Book Love

A Little 2015 Love

I once dated this guy who said he hated the concept of favorites.  He said trying to choose one favorite song or book or ice cream flavor was too hard, too much pressure, and usually not even true since our tastes ebb and flow and our enthusiasm for different music or style or food changes from season to season.  The thing is, he's right.  Sometimes favorites can stick and become constant and defining (see: my lifelong love affair with Sesame Street), but other times favorites are shifting and changeable, like the time when I was ten years old and I spent a solid month listening to nothing but a cassette tape of Cher's Love Hurts over and over again.

But, whether whim or constant, the fact remains that I am a collector of favorites - both mine and others - because I think Salman Rushdie is right about books and more broadly, about all our loved things: they make us feel more like us.
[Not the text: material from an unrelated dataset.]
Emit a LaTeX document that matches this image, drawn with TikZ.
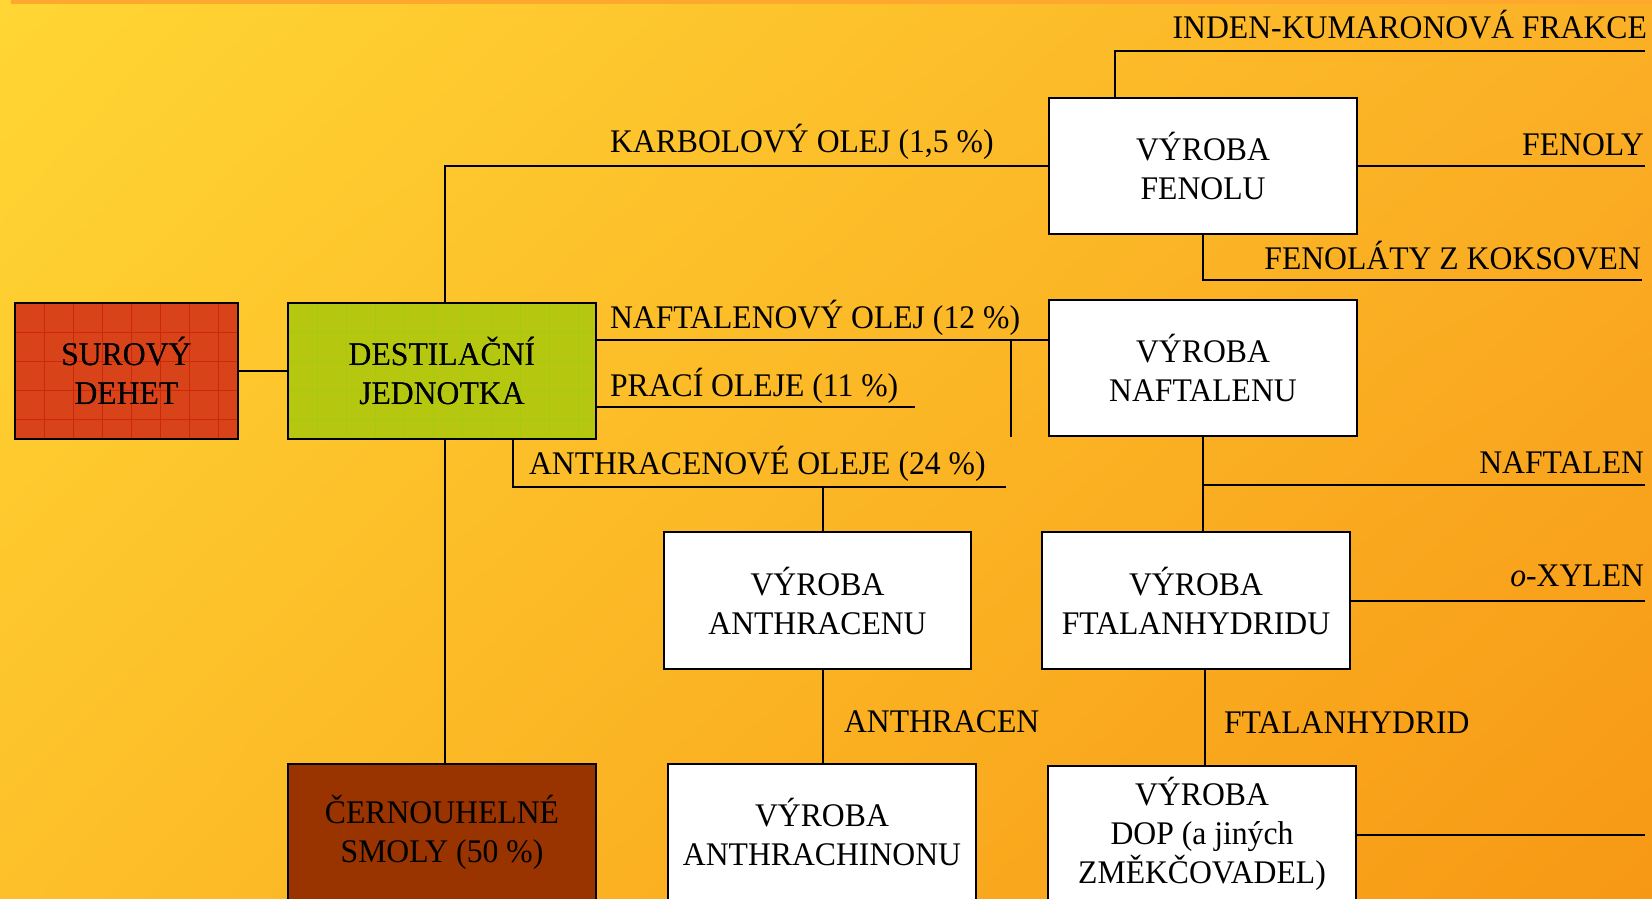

Now that we're solidly into 2016, I'm writing a little roundup of my own 2015 favorites here for two reasons: 1) I've discovered many of my own most loved things by watching or reading about the favorites of others, so it seems like the right thing to participate in the practice myself.  And 2) I love the idea of being able to look back and see a little polaroid of the things that made me feel like me last year, which was a year filled with lots of change and transition, grounding and settling and digging in.

Let's get into it.

Listen Up

Johnnyswim Diamonds. I'm not afraid to commit fully and say that this is my favorite album of 2015. I actually feel like I owe quite a bit to this husband and wife duo and their soulful sounds for fueling momentum into my work days and adding calm to my downtime. So, thanks Johnnyswim, for all that gorgeous vocal sexiness. I appreciate it so much.  (P.S. Their live album, recorded at my beloved Rockwood Music Hall in New York City, comes out TODAY and it is giving me life.  Get yourself some of that).

Ana Tijoux Vengo. To be fair, this one extends back a bit further to 2014, but it was still in heavy rotation during my writing days last year (and now), so I think it belongs on this list.  It's hard to find a concise way to describe all the good things to be found at the Ana Tijoux party of awesome, so I'll just say this: Vengo is layered and rhythmic and it doesn't pull any punches. If you haven't listened to it all the way through, you should do so immediately.

Mystery Show. Here's the interview with Mystery Show host Starlee Kine that made me download the first episode:

Host: "What kind of detective are you? Are you kind of like a Nancy Drew or are you like a Philip Marlowe? Are you a Sam Spade?"

SK: "Columbo."

Host: "Columbo?"

SK: "I'm very rumpled. I have a dog.  And Columbo's whole thing was that he, like, asked a lot of're always like, there he is asking another question about my life. And that's what I do, too."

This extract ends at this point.